The latter half of the film is all about how the duo work towards reuniting the Perieras whose separation was a result of Sid’s selfish interests. Through the process, they reunite as well and it won’t be wrong to say that the love story between the Perieras is more interesting than the one between Sid and Sonali.

While the first half has moments that could keep you from rushing for the doors, the second half might just pressurise you to leave.

The long and short of it is that the screenplay needed much improvement. While it starts as a fast moving tale, it goes on to become extended, dragged scenes with a situation well told in 10 minutes being stretched to of 20. One such example is when our jodi breakers get drunk and the scene crawls to reach to the point where they kiss.

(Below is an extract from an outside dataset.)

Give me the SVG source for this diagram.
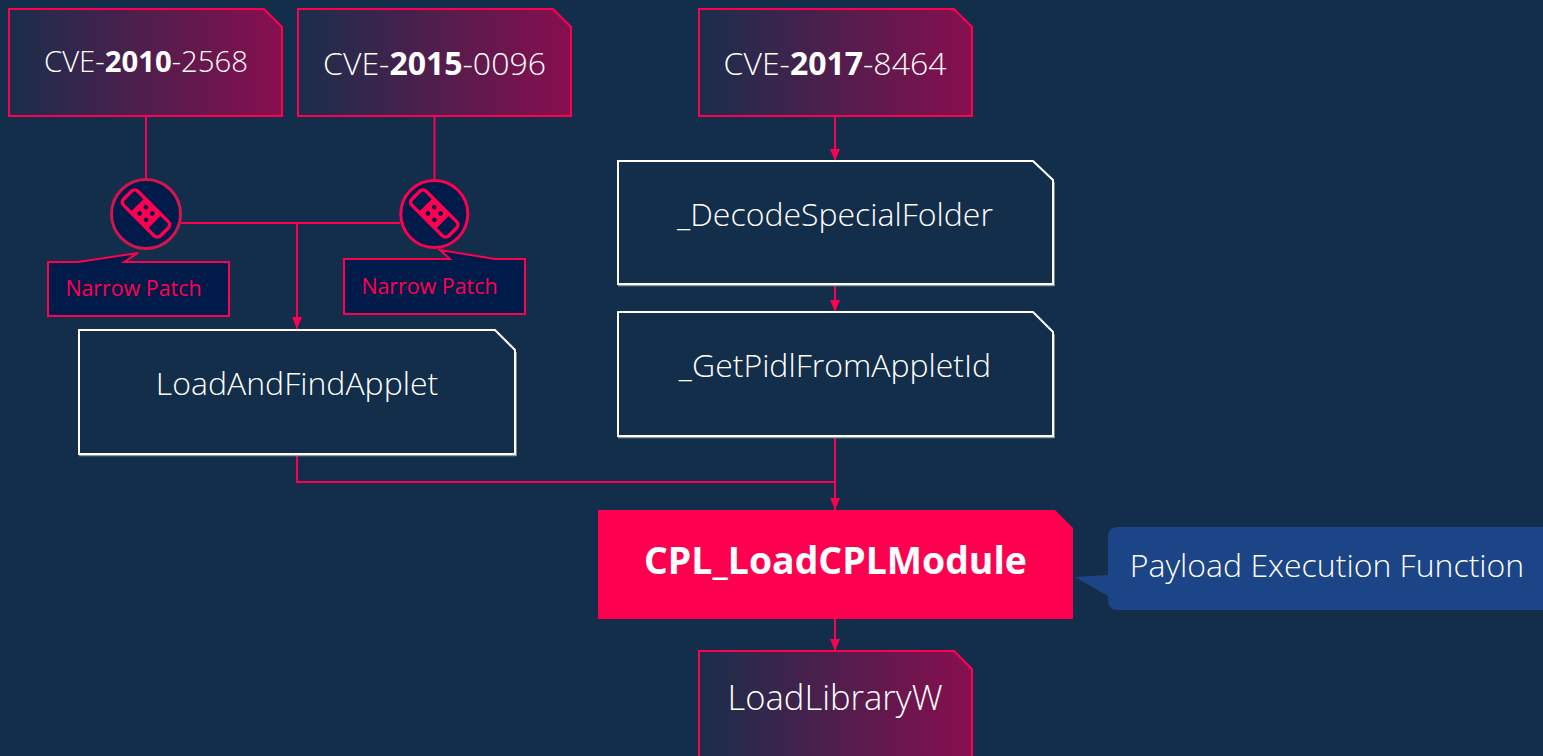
<svg xmlns="http://www.w3.org/2000/svg" width="1543" height="756" viewBox="0 0 1543 756">
<style>
text{font-family:"Open Sans","Liberation Sans",sans-serif;font-weight:300;fill:#fff;text-anchor:middle}
.bold{font-weight:700}
.cve{stroke:#ff0050;stroke-width:2;fill:url(#g)}
.fn{stroke:#fff;stroke-width:2;fill:#132e4a}
.sh{fill:none;stroke:#8f9aa6;stroke-width:1.500}
.conn{fill:none;stroke:#ff0050;stroke-width:2}
.circ{fill:#001a4a;stroke:#ff0050;stroke-width:3}
.call{fill:#001a4a;stroke:#ff0050;stroke-width:2}
.lbl{font-size:32px}
.nar{font-size:21.400px;font-weight:400;fill:#ff0050}
.ico{fill:none;stroke:#ff0050;stroke-width:3.500}
.mid{fill:#ff0050}
.dot{fill:#001a4a}
</style>
<defs>
<linearGradient id="g" x1="0" x2="1" y1="0" y2="0"><stop offset="0" stop-color="#192e4b"/><stop offset="1" stop-color="#880e4f"/></linearGradient>
<marker id="d" markerUnits="userSpaceOnUse" markerWidth="12" markerHeight="10" refX="12" refY="5" orient="auto" viewBox="0 0 12 10"><path d="M0 0L12 5L0 10Z" fill="#ff0050"/></marker>
<g id="band">
<rect class="ico" x="-26" y="-10" width="52" height="20" rx="4.500"/>
<rect class="mid" x="-12" y="-10" width="24" height="20"/>
<circle class="dot" cx="-4.500" cy="-4.500" r="2.300"/><circle class="dot" cx="4.500" cy="-4.500" r="2.300"/><circle class="dot" cx="-4.500" cy="4.500" r="2.300"/><circle class="dot" cx="4.500" cy="4.500" r="2.300"/>
</g>
</defs>
<rect width="1543" height="756" fill="#132e4a"/>
<g id="connectors">
<path class="conn" d="M146 116V180"/>
<path class="conn" d="M434.500 116V180"/>
<path class="conn" d="M181 223H400"/>
<path class="conn" d="M297 223V329" marker-end="url(#d)"/>
<path class="conn" d="M835 116V161" marker-end="url(#d)"/>
<path class="conn" d="M835 284V312" marker-end="url(#d)"/>
<path class="conn" d="M835 436V510" marker-end="url(#d)"/>
<path class="conn" d="M297 454V482H835"/>
<path class="conn" d="M835 619V651" marker-end="url(#d)"/>
</g>
<g id="cve2010"><path class="cve" d="M9 9H264L282 27V116H9Z"/><text x="146" y="72" font-size="29.300">CVE-<tspan class="bold">2010</tspan>-2568</text></g>
<g id="cve2015"><path class="cve" d="M298 9H553L571 27V116H298Z"/><text class="lbl" x="434.500" y="75">CVE-<tspan class="bold">2015</tspan>-0096</text></g>
<g id="cve2017"><path class="cve" d="M699 9H954L972 27V116H699Z"/><text class="lbl" x="835" y="75">CVE-<tspan class="bold">2017</tspan>-8464</text></g>
<g id="patch1"><circle class="circ" cx="146" cy="214" r="34.500" style="stroke:#d2154f"/><use href="#band" transform="translate(146 213.500) rotate(45)"/></g>
<g id="patch2"><circle class="circ" cx="434.300" cy="214" r="33.500"/><use href="#band" transform="translate(434.300 213.500) rotate(45)"/></g>
<g id="note1"><path class="call" d="M48 262H78L138 253L124 262H229V316H48Z"/><text class="nar" x="133.500" y="296">Narrow Patch</text></g>
<g id="note2"><path class="call" d="M344 259H450L440 250L495 259H525V314H344Z"/><text class="nar" x="429.500" y="294">Narrow Patch</text></g>
<g id="decode"><path class="sh" d="M618 285.500H1054V182"/><path class="fn" d="M618 161H1033L1053 180V284H618Z"/><text class="lbl" x="835" y="226">_DecodeSpecialFolder</text></g>
<g id="getpidl"><path class="sh" d="M618 437.500H1054V334"/><path class="fn" d="M618 312H1033L1053 332V436H618Z"/><text class="lbl" x="835" y="377">_GetPidlFromAppletId</text></g>
<g id="loadfind"><path class="sh" d="M79 455.500H516V352"/><path class="fn" d="M79 330H495L515 350V454H79Z"/><text class="lbl" x="297" y="395">LoadAndFindApplet</text></g>
<g id="cpl"><path d="M598 510H1055L1073 528V619H598Z" fill="#ff0050"/><text x="835.500" y="574" font-size="37.400" class="bold">CPL_LoadCPLModule</text></g>
<g id="note3"><path d="M1118 527H1553V610H1118Q1108 610 1108 600V596L1075 577L1108 575V537Q1108 527 1118 527Z" fill="#1c4587"/><text class="lbl" x="1327" y="577">Payload Execution Function</text></g>
<g id="loadlib"><path class="cve" d="M699 651H954L972 669V760H699Z"/><text x="835" y="710" font-size="34.600">LoadLibraryW</text></g>
</svg>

R Madhavan, as expected, does justice to his role as he forces you to pity a heart-broken Sid and Bipasha fills in the much needed glam quotient.

Taraana Raja, yet again, plays the role of an agony aunt and is decent when not all in-your-face. Milind Soman and Dipannita Sharma are good with each of them blending into the character. Helen is charming and adorable as always, though she does not have much to do.

Omi Vaidya could have been better utilised with not much to add to the role. The movie makes an extremely disappointing attempt of his 3 Idiots-look/sound-alike speech, which fails miserably to bring out a chuckle.

The music adds no good to the film. Though Kunwara is a chart buster, the other songs fail to blend into the story and just pile on to the misery of the story line. Bipasha does well in presenting the sensuous actress, though the choreography may be a turn off. The cinematography is commendable in bits with a picturesque presentation of Greece, but distracting when the actors are in the shot. The editing falls flat with roughly cut shots.

The characters carry an otherwise monotonous plot to make the movie not only tolerable, but seldom enjoyable. The second half is sorely predictable, yet the actors keep it going. Leave all expectations behind before entering the hall and you ‘might’ (urgency redefined) walk out with a smiling face.